(Rows from a dataset of charts and code)
---+---

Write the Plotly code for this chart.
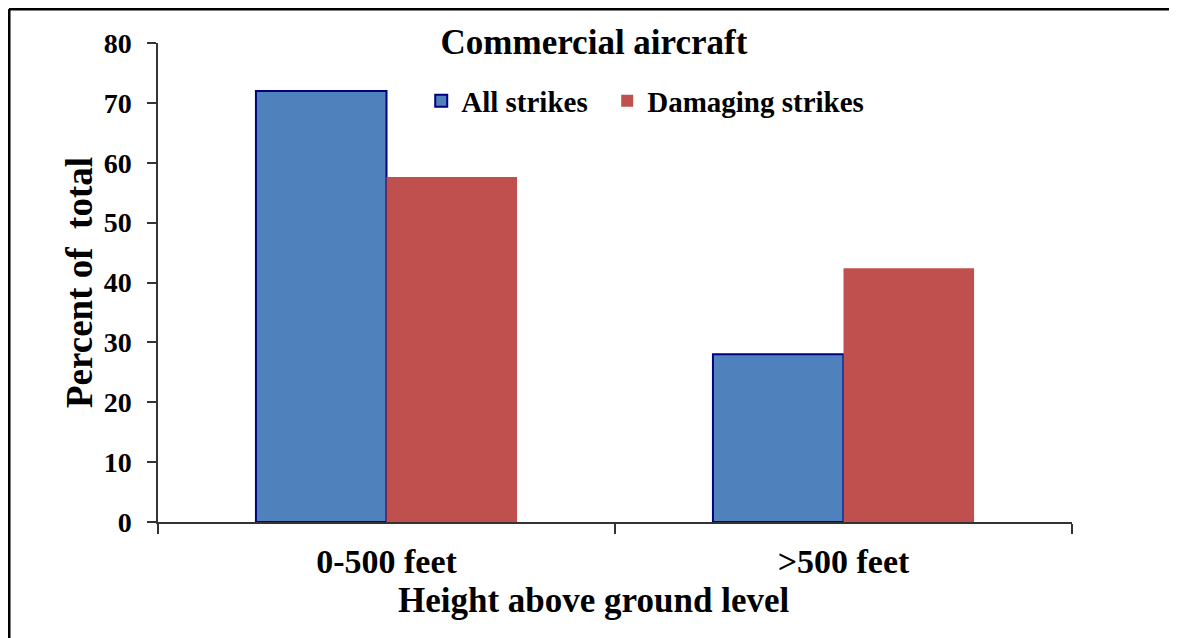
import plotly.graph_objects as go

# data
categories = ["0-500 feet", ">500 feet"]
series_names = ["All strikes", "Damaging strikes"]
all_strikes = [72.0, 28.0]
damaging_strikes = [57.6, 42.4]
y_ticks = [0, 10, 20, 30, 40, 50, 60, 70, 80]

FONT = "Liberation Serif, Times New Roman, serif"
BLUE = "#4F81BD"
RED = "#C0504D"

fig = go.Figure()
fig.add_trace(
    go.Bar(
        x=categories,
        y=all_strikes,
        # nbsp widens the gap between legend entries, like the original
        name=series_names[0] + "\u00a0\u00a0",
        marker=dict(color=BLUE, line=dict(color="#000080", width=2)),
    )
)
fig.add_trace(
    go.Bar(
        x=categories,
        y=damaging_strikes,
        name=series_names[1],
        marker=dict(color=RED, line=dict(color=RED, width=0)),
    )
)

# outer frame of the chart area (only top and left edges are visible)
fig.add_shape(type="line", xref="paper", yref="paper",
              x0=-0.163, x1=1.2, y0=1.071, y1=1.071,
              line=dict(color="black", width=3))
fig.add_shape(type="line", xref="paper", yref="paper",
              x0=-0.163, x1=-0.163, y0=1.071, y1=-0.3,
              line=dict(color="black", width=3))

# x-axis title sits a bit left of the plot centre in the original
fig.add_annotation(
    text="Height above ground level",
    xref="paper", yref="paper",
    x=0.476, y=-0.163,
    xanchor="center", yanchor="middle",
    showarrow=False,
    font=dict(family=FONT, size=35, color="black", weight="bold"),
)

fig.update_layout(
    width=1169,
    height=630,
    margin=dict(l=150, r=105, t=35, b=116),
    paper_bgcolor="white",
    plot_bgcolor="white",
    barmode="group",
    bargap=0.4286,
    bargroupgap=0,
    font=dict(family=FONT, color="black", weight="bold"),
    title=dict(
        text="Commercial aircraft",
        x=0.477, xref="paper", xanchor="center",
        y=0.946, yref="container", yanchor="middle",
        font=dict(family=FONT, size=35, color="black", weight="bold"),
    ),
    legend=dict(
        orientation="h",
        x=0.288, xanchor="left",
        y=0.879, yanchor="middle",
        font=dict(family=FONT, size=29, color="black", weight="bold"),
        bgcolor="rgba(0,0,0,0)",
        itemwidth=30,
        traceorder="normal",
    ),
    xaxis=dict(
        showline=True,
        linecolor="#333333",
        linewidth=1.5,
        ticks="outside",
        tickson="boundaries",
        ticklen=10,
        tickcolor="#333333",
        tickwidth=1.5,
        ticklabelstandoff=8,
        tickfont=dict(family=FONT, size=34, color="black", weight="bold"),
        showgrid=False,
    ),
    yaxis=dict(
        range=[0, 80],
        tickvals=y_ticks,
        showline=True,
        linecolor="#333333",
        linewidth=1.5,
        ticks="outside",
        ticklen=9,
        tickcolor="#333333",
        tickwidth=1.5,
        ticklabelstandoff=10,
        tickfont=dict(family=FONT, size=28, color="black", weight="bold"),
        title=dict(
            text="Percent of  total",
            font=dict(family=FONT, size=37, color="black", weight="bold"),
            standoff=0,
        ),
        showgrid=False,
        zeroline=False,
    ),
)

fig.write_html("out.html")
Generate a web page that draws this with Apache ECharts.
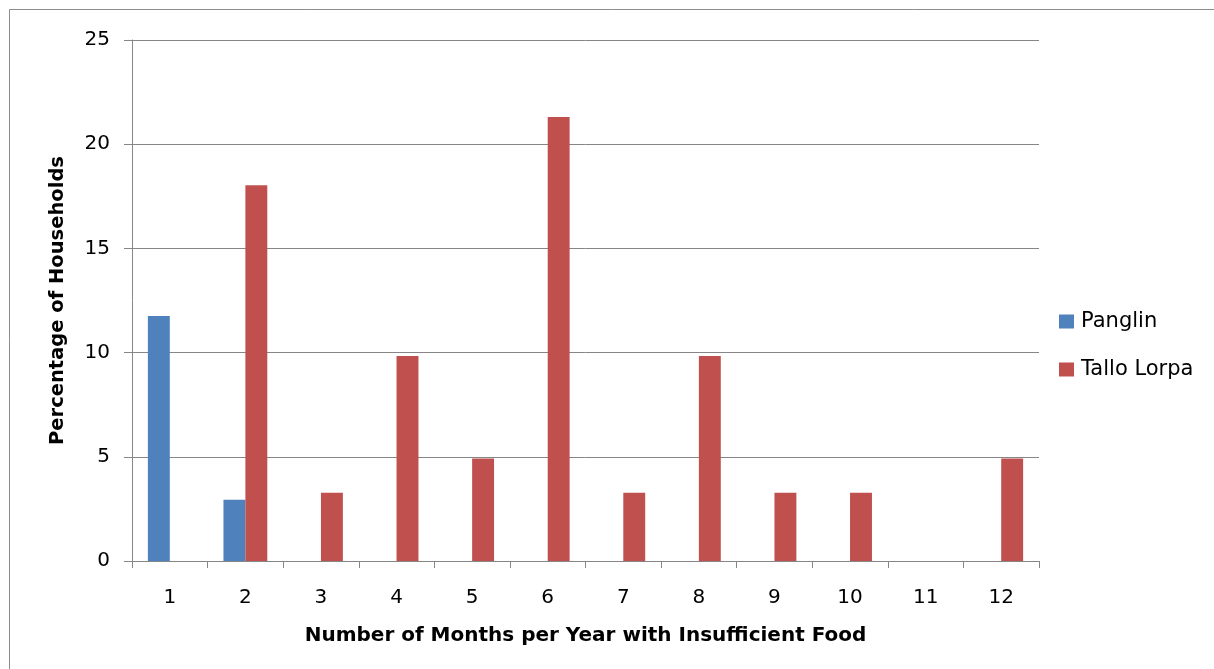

---+---

Work required
Pick each line holding the word "this" out of the data and copy it.

Task answer
Write the Plotly code for this chart.
Generate a web page that draws this with Apache ECharts.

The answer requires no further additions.